Let $X = \{1, 2, 3, 4, 5, 6, 7, 8, 9\}$. Let $R_{1}$ be a relation in $X$ given by $R_{1} = \{(x, y) : x - y \text{ is divisible by } 3\}$ and $R_{2}$ be another relation on $X$ given by $R_{2} = \{(x, y) : \{x, y\} \subset \{1, 4, 7\} \text{ or } \{x, y\} \subset \{2, 5, 8\} \text{ or } \{x, y\} \subset \{3, 6, 9\}\}$. Show that $R_{1} = R_{2}$.

(N/A) The set $X = \{1, 2, 3, 4, 5, 6, 7, 8, 9\}$ is partitioned into three subsets based on remainders when divided by $3$: $S_{1} = \{1, 4, 7\}$,$S_{2} = \{2, 5, 8\}$,and $S_{3} = \{3, 6, 9\}$.
For any $x, y \in X$,$x - y$ is divisible by $3$ if and only if $x$ and $y$ belong to the same subset $S_{i}$ (where $i \in \{1, 2, 3\}$).

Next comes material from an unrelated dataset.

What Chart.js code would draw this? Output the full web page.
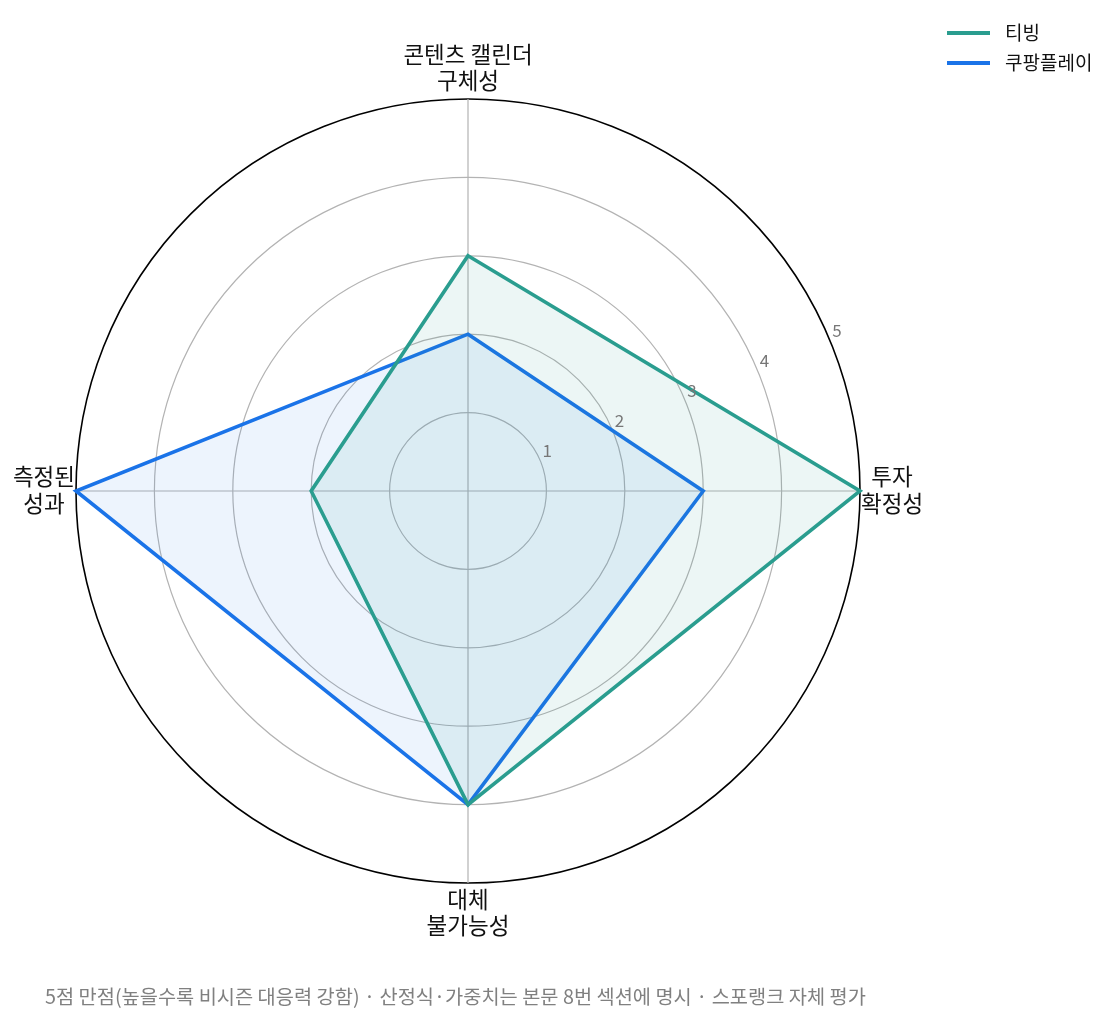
<!DOCTYPE html>
<html>
<head>
<meta charset="utf-8">
<script src="https://cdn.jsdelivr.net/npm/chart.js@4.4.1/dist/chart.umd.min.js"></script>
<style>
html,body{margin:0;padding:0;background:#fff;}
#wrap{width:1117px;height:1023px;position:relative;}
</style>
</head>
<body>
<div id="wrap"><canvas id="c" width="1117" height="1023"></canvas></div>
<script>
// ---- data ----
const categories = [["콘텐츠 캘린더","구체성"], ["투자","확정성"], ["대체","불가능성"], ["측정된","성과"]];
const seriesNames = ["티빙", "쿠팡플레이"];
const tvingValues = [3, 5, 4, 2];
const coupangValues = [2, 3, 4, 5];
const tickValues = [1, 2, 3, 4, 5];
const footnote = "5점 만점(높을수록 비시즌 대응력 강함) · 산정식·가중치는 본문 8번 섹션에 명시 · 스포랭크 자체 평가";

const FONT = '"Noto Sans CJK KR", "Noto Sans", sans-serif';
const colors = ["#2a9d8f", "#1a73e8"];
const fills = ["rgba(42,157,143,0.09)", "rgba(26,115,232,0.08)"];

const overlay = {
  id: 'overlay',
  afterDraw(chart) {
    const ctx = chart.ctx;
    const r = chart.scales.r;
    ctx.save();
    // tick labels along 22.5deg
    const th = 22.5 * Math.PI / 180;
    ctx.font = '17px ' + FONT;
    ctx.fillStyle = '#777777';
    ctx.textAlign = 'left';
    ctx.textBaseline = 'middle';
    tickValues.forEach(v => {
      const d = r.getDistanceFromCenterForValue(v);
      const x = r.xCenter + d * Math.cos(th);
      const y = r.yCenter - d * Math.sin(th);
      ctx.fillText(String(v), x + 2, y - 10);
    });
    // point labels
    ctx.font = '22.5px ' + FONT;
    ctx.fillStyle = '#111111';
    const lh = 26.5;
    const outer = r.getDistanceFromCenterForValue(5);
    chart.data.labels.forEach((lab, i) => {
      const lines = Array.isArray(lab) ? lab : [lab];
      const n = lines.length;
      const ang = r.getIndexAngle(i); // 0 at top, clockwise
      const s = Math.sin(ang), c = Math.cos(ang);
      ctx.textAlign = 'center';
      ctx.textBaseline = 'middle';
      let widths = lines.map(t => ctx.measureText(t).width);
      let bw = Math.max(...widths);
      let cx, cy;
      if (Math.abs(c) > 0.5) { // top or bottom
        const p = r.getPointPosition(i, outer + 6);
        cx = p.x;
        if (c > 0) cy = p.y - (n * lh) / 2 + 1; else cy = p.y + (n * lh) / 2 - 3;
      } else {
        const p = r.getPointPosition(i, outer + 1);
        cy = p.y - 1;
        if (s > 0) cx = p.x + bw / 2; else cx = p.x - bw / 2;
      }
      lines.forEach((t, k) => {
        ctx.fillText(t, cx, cy + (k - (n - 1) / 2) * lh);
      });
    });
    // legend
    ctx.font = '19px ' + FONT;
    ctx.textAlign = 'left';
    ctx.textBaseline = 'middle';
    chart.data.datasets.forEach((ds, i) => {
      const y = 33 + i * 30;
      ctx.strokeStyle = ds.borderColor;
      ctx.lineWidth = 3.8;
      ctx.beginPath();
      ctx.moveTo(947, y);
      ctx.lineTo(990, y);
      ctx.stroke();
      ctx.fillStyle = '#111111';
      ctx.fillText(ds.label, 1005, y);
    });
    // footnote
    ctx.font = '19.75px ' + FONT;
    ctx.fillStyle = '#808080';
    ctx.fillText(footnote, 45, 996);
    ctx.restore();
  }
};

new Chart(document.getElementById('c'), {
  type: 'radar',
  data: {
    labels: categories,
    datasets: [
      { label: seriesNames[0], data: tvingValues, borderColor: colors[0], backgroundColor: fills[0], borderWidth: 3.6, fill: true, pointRadius: 0, pointHoverRadius: 0 },
      { label: seriesNames[1], data: coupangValues, borderColor: colors[1], backgroundColor: fills[1], borderWidth: 3.6, fill: true, pointRadius: 0, pointHoverRadius: 0 }
    ]
  },
  options: {
    responsive: false,
    animation: false,
    events: [],
    layout: { padding: { left: 76, top: 99, right: 257, bottom: 140 } },
    plugins: { legend: { display: false }, tooltip: { enabled: false }, title: { display: false } },
    elements: { line: { tension: 0 } },
    scales: {
      r: {
        min: 0, max: 5,
        ticks: { display: false, stepSize: 1 },
        pointLabels: { display: false },
        grid: {
          circular: true,
          color: ctx => (ctx.tick && ctx.tick.value === 5) ? '#000000' : '#b3b3b3',
          lineWidth: ctx => (ctx.tick && ctx.tick.value === 5) ? 1.6 : 1.2
        },
        angleLines: { color: '#b3b3b3', lineWidth: 1.2 }
      }
    }
  },
  plugins: [overlay]
});
</script>
</body>
</html>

If $(x, y) \in R_{1}$,then $x - y$ is a multiple of $3$,which implies $x$ and $y$ have the same remainder when divided by $3$. Thus,$\{x, y\} \subset S_{1}$ or $\{x, y\} \subset S_{2}$ or $\{x, y\} \subset S_{3}$,which means $(x, y) \in R_{2}$. Hence,$R_{1} \subset R_{2}$.
Conversely,if $(x, y) \in R_{2}$,then $\{x, y\}$ is a subset of $S_{1}$,$S_{2}$,or $S_{3}$. In any of these cases,the difference $x - y$ is a multiple of $3$,so $(x, y) \in R_{1}$. Thus,$R_{2} \subset R_{1}$.
Since $R_{1} \subset R_{2}$ and $R_{2} \subset R_{1}$,we conclude that $R_{1} = R_{2}$.